Aunt Mimi’s. Did you see this?
The menu is mostly comfort food as you might expect.
However, being San Francisco,
it IS Asian Fusion comfort
food. Peking Duck with mashed
potatoes is a popular item there.
And to add atmosphere to your dining experience, Aunt Mimi herself will go
from table to table. But instead of serenading you with song, she will, instead, complain about her
fresh boyfriends and
her over-due power bill.
Just to make you all feel at home.
And for an extra fee, a Siamese cat will come to your table and beg
for scraps.
Which sounds strangely like congress’s new plan for subsidizing food stamps...

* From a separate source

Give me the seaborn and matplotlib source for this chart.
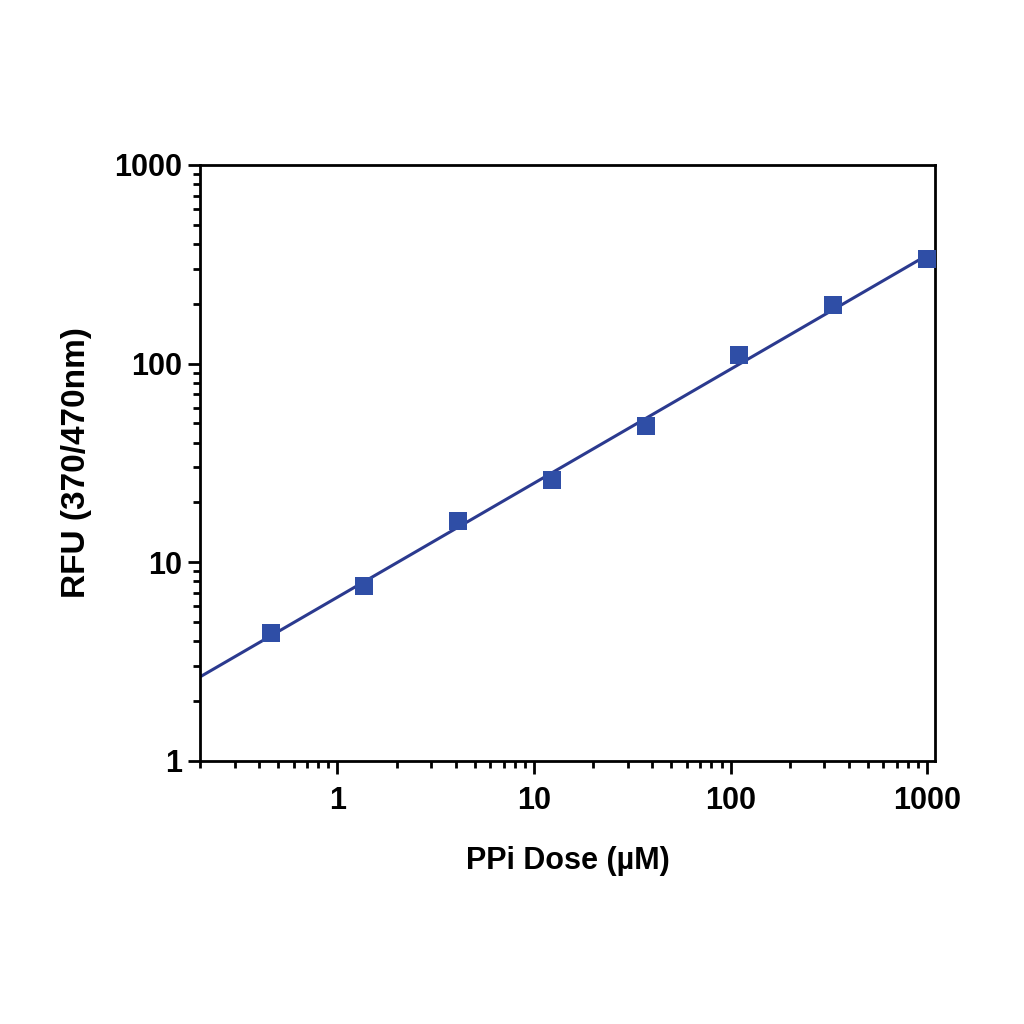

“’Scuse me, are you going to finish that cat food?”
And, finally, Pope Francis, the recently elected pope just
cleared John Paul the 2nd
and John the 23rd to
be sainted this past week.
Did you see that? Yes it was on THE Pope’s NEW social media site,
...Faith Book. Everyone’s
into social media these days...
Anyway, as the announcement read, the Pope cleared
the way for these two men to become saints. ...All this
apparently after receiving two draft picks and future considerations from the Arizona Cardinals.
...Still, people wonder why the Saints took on these
former popes rather than a devoutly
religious quarterback like Tim Tebow. And Tebow has played some fine
games, but his forward passing has been a question mark.
...Saints’ coach Sean Payton said, they considered Tebow,
but opted instead for men who could actually complete a Hail Mary when it counted.